After that I brought out the big guns: De Struise / De Molen Black Damnation, a blend of De Struise Black Albert and De Molen Hel & Verdoemenis (“Hell and Damnation”). Two bottles of this 13% ABV Low Countries stout have been lurking menacingly in the cupboard since I bought them as part of a BeerMerchants.com rare continentals case back in the summer, so the one I opened had benefited from an extra six months’ bottle maturation (although the best before date is given as March 2014, so that’s probably when I’ll be opening the other one).
Pouring a thick, thick black with a big tan-coloured head, Black Damnation was all about the big, big flavours again: mocha coffee, dark sugar and toasted hazelnuts, with a generous measure of charcoal and peat-smoke mixed in for good measure – Jo said it distinctly reminded her of Laphroaig single malt – and a bit of a tang of charred orange peel (imagine you left some orange peel on the barbecue after the flames had died down, that sort of thing). All of that delivered by a lasciviously viscous mouth-feel: wonderful stuff, quite wonderful.

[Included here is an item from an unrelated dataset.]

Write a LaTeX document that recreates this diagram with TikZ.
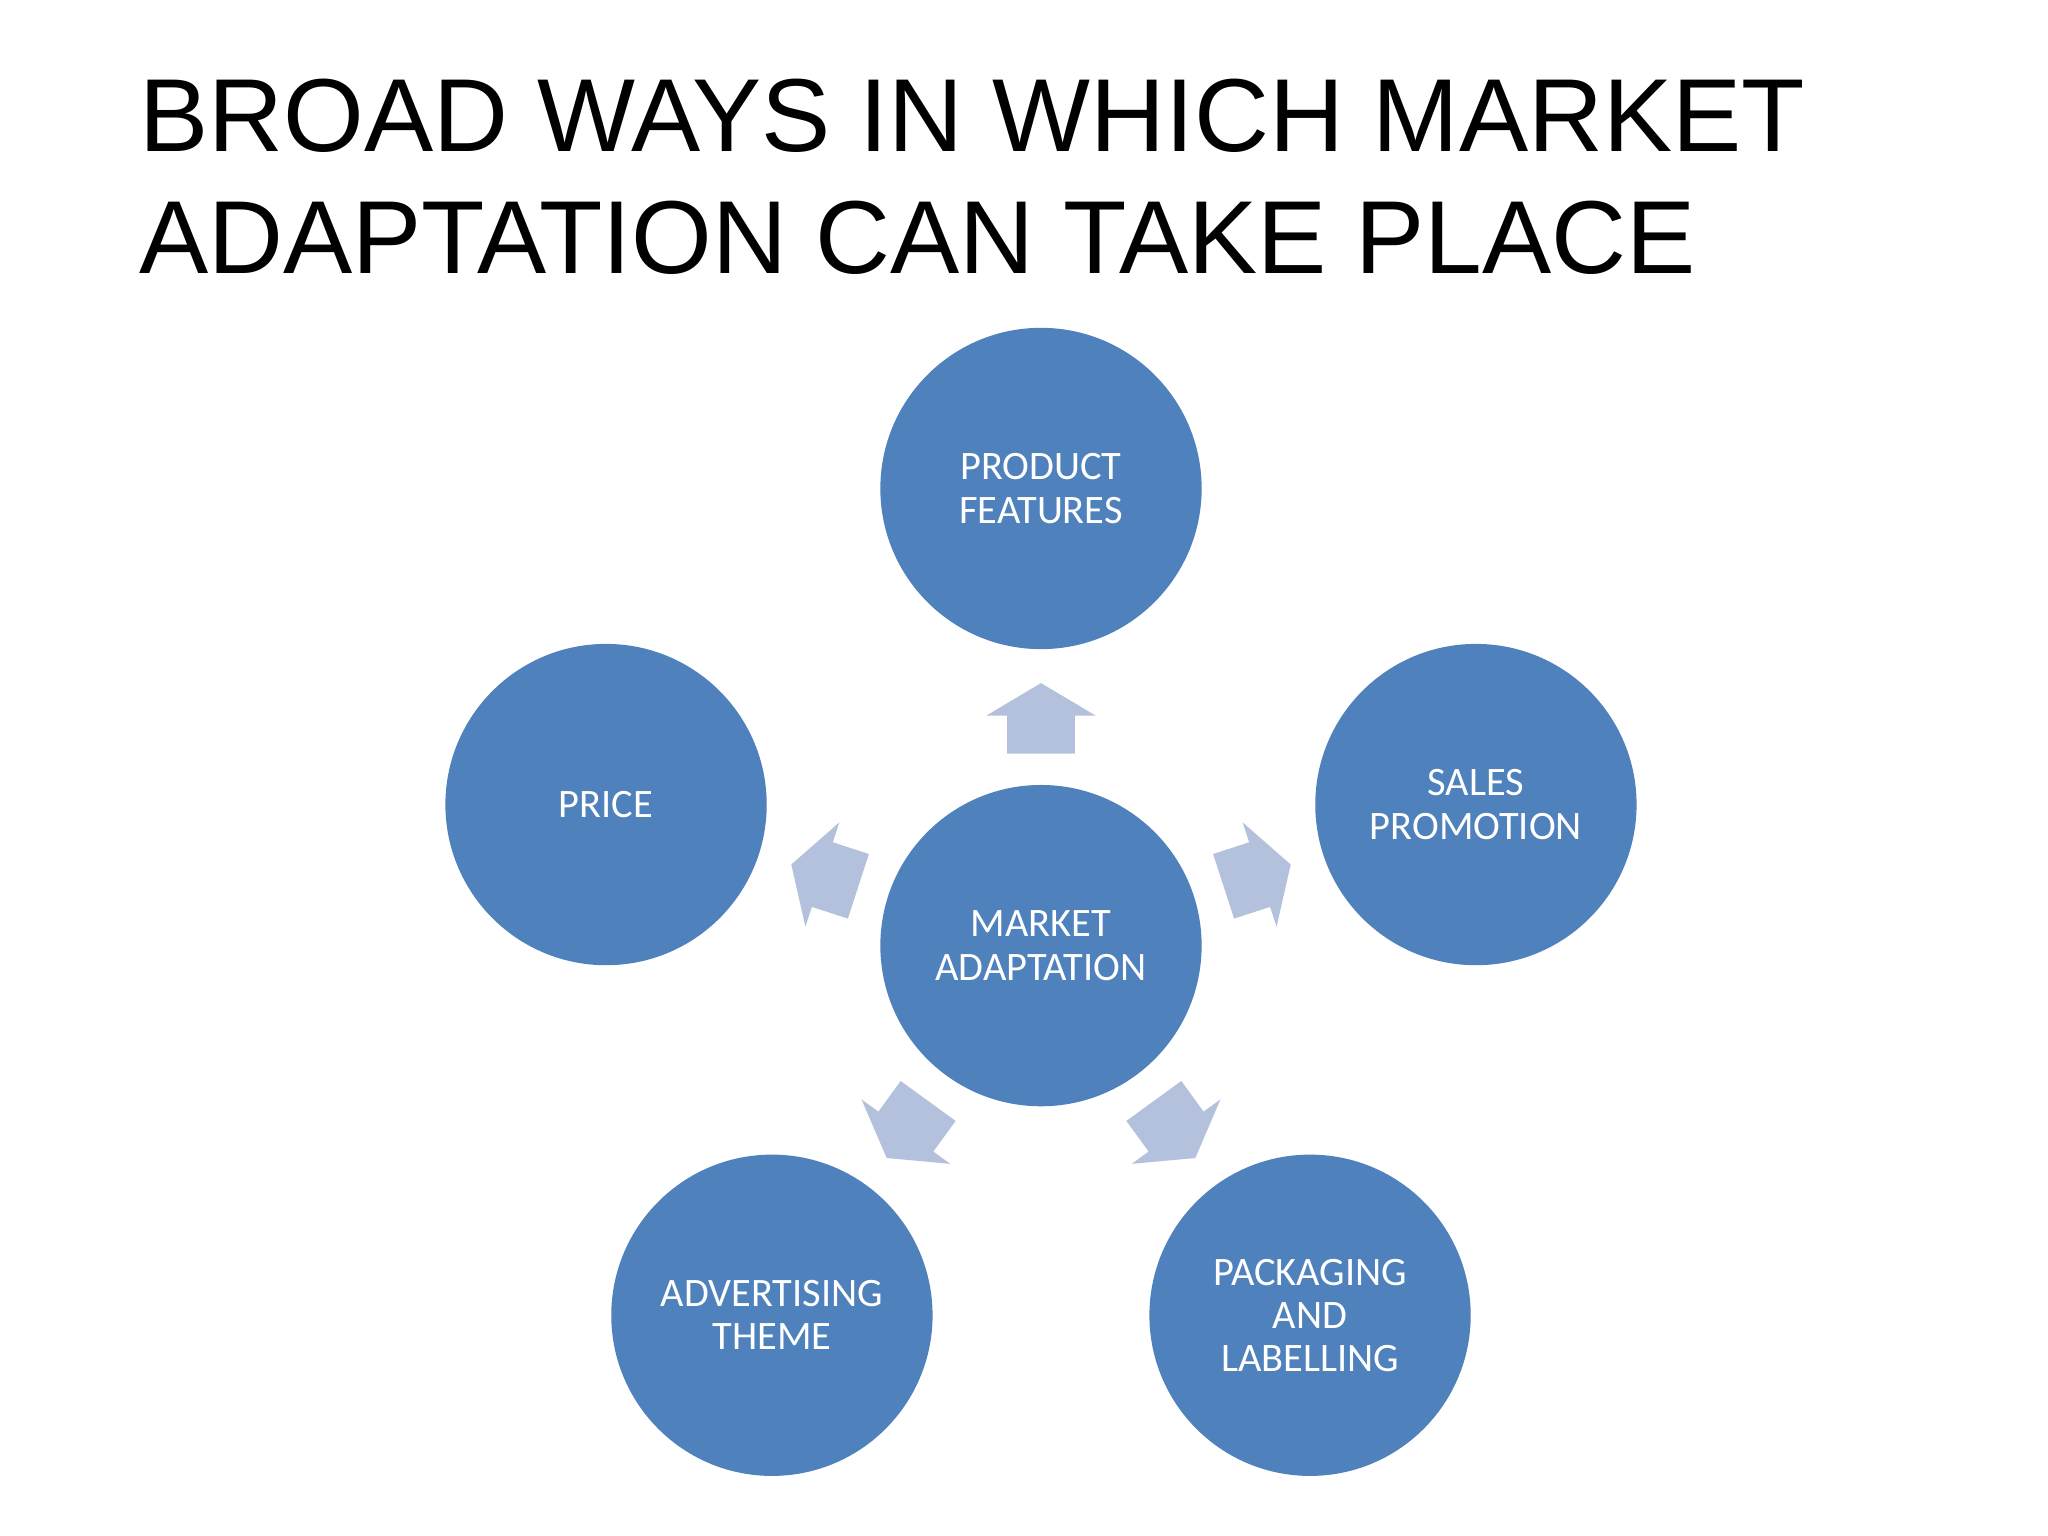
\documentclass[tikz,border=0pt]{standalone}
\usepackage{fontspec}
\setmainfont{Carlito}
\newfontfamily\titlefont{Liberation Sans}
\begin{document}
\begin{tikzpicture}[x=1cm,y=-1cm,
  bub/.style={circle,fill=blue1,minimum size=2.46cm,inner sep=0pt,text=white,align=center,font=\fontsize{8.8}{9.4}\selectfont},
  blk/.style={fill=arrowc}]
\definecolor{blue1}{HTML}{4F81BD}
\definecolor{arrowc}{HTML}{B4C1DD}
\useasboundingbox (0,0) rectangle (15.68,11.76);
\fill[white] (0,0) rectangle (15.68,11.76);
\node[anchor=north west,inner sep=0pt,align=left,font=\titlefont\fontsize{22.6}{26.5}\selectfont] (title) at (1.06,0.6) {BROAD WAYS IN WHICH MARKET\\ADAPTATION CAN TAKE PLACE};
\node[bub] (c) at (7.97,7.24) {MARKET\\ADAPTATION};
\node[bub] (pf) at (7.97,3.74) {PRODUCT\\FEATURES};
\node[bub] (pr) at (4.64,6.16) {PRICE};
\node[bub] (sp) at (11.30,6.16) {SALES\\PROMOTION};
\node[bub] (ad) at (5.91,10.07) {ADVERTISING\\THEME};
\node[bub] (pk) at (10.03,10.07) {PACKAGING\\AND\\LABELLING};
\foreach \a in {90,18,162,-54,-126}{
  \begin{scope}[shift={(c.center)},rotate=\a,shift={(1.74,0)}]
    \fill[blk] (-0.27,-0.26) -- (0.02,-0.26) -- (0.02,-0.42) -- (0.27,0) -- (0.02,0.42) -- (0.02,0.26) -- (-0.27,0.26) -- cycle;
  \end{scope}}
\end{tikzpicture}
\end{document}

And after that one… well, I happily forgot that I had a cold for a while, I can tell you. But it was still lingering on Sunday morning and my sinuses are still on fire as I type this. But hey, you know what they say about a cold: “treat it and it will last for two weeks, don’t treat it and it will last for a fortnight”. By that reckoning I’ve got another week or so to go, so I might just try another strong-stout treatment at the weekend, on the off-chance that the next one works. You never know, eh?